With the Ultimate Team mode now available for both PS3 and Xbox 360, and after some solid hours of playing it, we can now give you a brief overview of the mode and some of the best features (as well as clearing up some rumours that were around before release).
So, Ultimate Team isn’t a mandatory update as rumoured; there is a small, easily downloadable update that you have to download (which adds the Ultimate Team menu item to the game), but that is the only forced update. If you wish to download the Ultimate Team taster – a trial version if you like – you simply select the Ultimate Team menu item, pick your language and start the download.
Some questions were asked on the forum about the level of players that would be available (bearing in mind that in the UEFA Champions League game on Xbox 360 you could only use top-flight club players and international squad players). I was only expecting superstar players to feature, but amazingly lower-league players are a part of the game mode. In my first card pack I was given a player from Tranmere, the lower-league team I support!

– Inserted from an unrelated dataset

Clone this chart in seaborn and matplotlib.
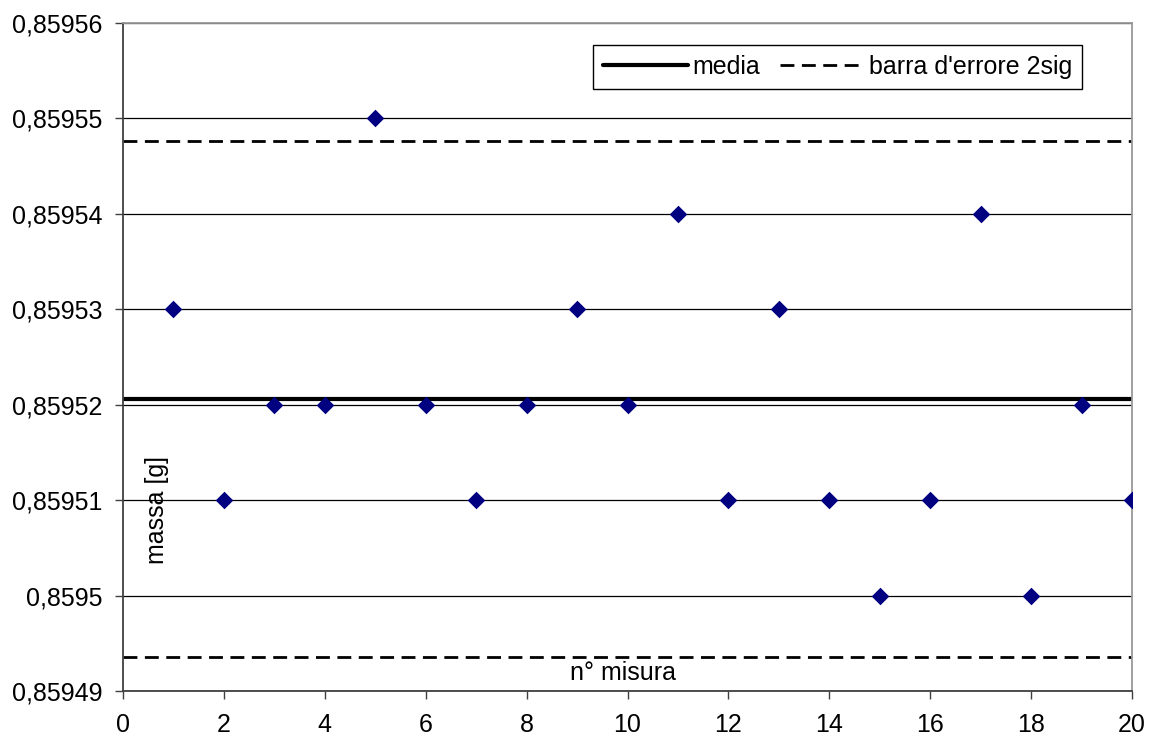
import matplotlib

matplotlib.use("Agg")
import matplotlib.pyplot as plt
import pandas as pd
import seaborn as sns
from matplotlib.ticker import FuncFormatter, MultipleLocator

# ───────────────────────────────────────────────────────────────
# Data
# ───────────────────────────────────────────────────────────────
misura = list(range(1, 21))
massa = [
    0.85953, 0.85951, 0.85952, 0.85952, 0.85955,
    0.85952, 0.85951, 0.85952, 0.85953, 0.85952,
    0.85954, 0.85951, 0.85953, 0.85951, 0.85950,
    0.85951, 0.85954, 0.85950, 0.85952, 0.85951,
]
media = 0.8595206
errore_2sig = 0.0000270

df = pd.DataFrame({"misura": misura, "massa": massa})

# ───────────────────────────────────────────────────────────────
# Style
# ───────────────────────────────────────────────────────────────
sns.set_theme(style="white")
plt.rcParams["font.family"] = ["Liberation Sans", "DejaVu Sans"]
plt.rcParams["text.color"] = "black"
plt.rcParams["axes.labelcolor"] = "black"
plt.rcParams["xtick.labelcolor"] = "black"
plt.rcParams["ytick.labelcolor"] = "black"
FS = 18


def comma_fmt(v, _pos):
    s = f"{v:.5f}".rstrip("0").rstrip(".")
    return s.replace(".", ",")


# ───────────────────────────────────────────────────────────────
# Plot
# ───────────────────────────────────────────────────────────────
fig, ax = plt.subplots(figsize=(11.5, 7.4), dpi=100)
fig.subplots_adjust(left=123 / 1150, right=1132 / 1150, top=1 - 23 / 740, bottom=1 - 691 / 740)

ax.grid(axis="y", color="black", linewidth=0.9)
ax.set_axisbelow(True)

ax.axhline(media, color="black", linewidth=3.0, label="media", zorder=2)
ax.axhline(media + errore_2sig, color="black", linewidth=2.0,
           linestyle=(0, (5, 2.7)), label="barra d'errore 2sig", zorder=2)
ax.axhline(media - errore_2sig, color="black", linewidth=2.0,
           linestyle=(0, (5, 2.7)), zorder=2)

sns.scatterplot(data=df, x="misura", y="massa", marker="D", s=80,
                color="#000080", linewidth=0, ax=ax, zorder=3)

ax.set_xlim(0, 20)
ax.set_ylim(0.85949, 0.85956)
ax.xaxis.set_major_locator(MultipleLocator(2))
ax.yaxis.set_major_locator(MultipleLocator(0.00001))
ax.yaxis.set_major_formatter(FuncFormatter(comma_fmt))
ax.tick_params(axis="both", labelsize=FS, length=6, width=1, color="#404040",
               labelcolor="black", direction="out", left=True, bottom=True)
ax.tick_params(axis="y", pad=9)
ax.tick_params(axis="x", pad=10)

for side in ["left", "bottom"]:
    ax.spines[side].set_color("#404040")
    ax.spines[side].set_linewidth(1.3)
for side in ["top", "right"]:
    ax.spines[side].set_color("#999999")
    ax.spines[side].set_linewidth(1.3)

ax.set_xlabel("n° misura", fontsize=FS, color="black")
ax.set_ylabel("massa [g]", fontsize=FS, color="black")
ax.xaxis.set_label_coords(0.4955, 0.027)
ax.xaxis.label.set_va("center")
ax.yaxis.set_label_coords(0.034, 0.271)
ax.yaxis.label.set_va("center")

leg = ax.legend(loc="upper right", bbox_to_anchor=(0.9504, 0.967), ncol=2,
                fontsize=FS, frameon=True, fancybox=False, borderaxespad=0,
                handlelength=3.4, handletextpad=0.15, columnspacing=0.8,
                borderpad=0.4)
leg.get_frame().set_edgecolor("black")
leg.get_frame().set_linewidth(1.0)
leg.get_frame().set_alpha(1)
for t in leg.get_texts():
    t.set_color("black")

fig.savefig("out.png", dpi=100)
plt.close(fig)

In your first card pack you are given a “create a player” card so that you can create yourself as a player (or someone else if you like – I imagine there will be a few people creating legends of the past to lead their team out). Customisation of the player is much the same as it was previously, when creating yourself for the Be A Pro mode, but now there are some unlockable haircuts in the mix too.
You can choose to play online or offline, in league or cup matches – although it should be noted that after playing several “league” matches I can’t see any actual league table for your club, only the overall online leaderboard (which references your gamertag, not your club details). It would appear that they are the equivalent of “ranked matches”, offering you skill points for your performance (see below). Also, there are a total of twelve tournaments to compete in, six online tournaments and six offline tournaments; not eighteen as previously suggested by the blog referenced in one of our previous articles.
The best thing about the tournaments though is that you have to meet certain specifications to enter them, such as a skill point requirement (where you must have earned enough skill points with your team to gain entry to the tournament) – meaning that there is a lot of longevity here, you can’t just enter every tournament from the minute you start the game.
As with Ultimate Team from the UEFA Champions League game, the key to winning is the card system. You can get:
- Player cards
- Manager cards
- Team talk cards to give individual players a boost pre-match
- Contract cards to make sure you keep your best assets
- Training cards to boost specific skills of your players
- Healing cards to reduce the duration of injuries
- Club assets to use such as kits and stadia
- Gameplay modifiers to boost your team’s skill, reduce your opponent’s, or affect referee behaviour
To purchase new packs of cards you need to earn credits, which you can only do by performing well in matches or sacrificing some cards to stick in your “collection” (think of it like a football sticker album; complete a team’s lineup to win extra credits). You can also trade cards with, or sell cards to, other players by setting your terms and starting auctions. If you’ve got an absolute donkey of a player who you can’t sell to anybody, you can just discard them to gain a small percentage of their value, but this should be an absolute last resort!
Gameplay-wise, I am incredibly happy with this mode so far. With everybody just starting out it makes such a change from playing the likes of Man Utd and Barcelona week in week out online. This is the closest I will get to an online Manager Mode until at least FIFA 10, and with the huge amount of customisation available, I can see myself addicted to this mode for a long long time.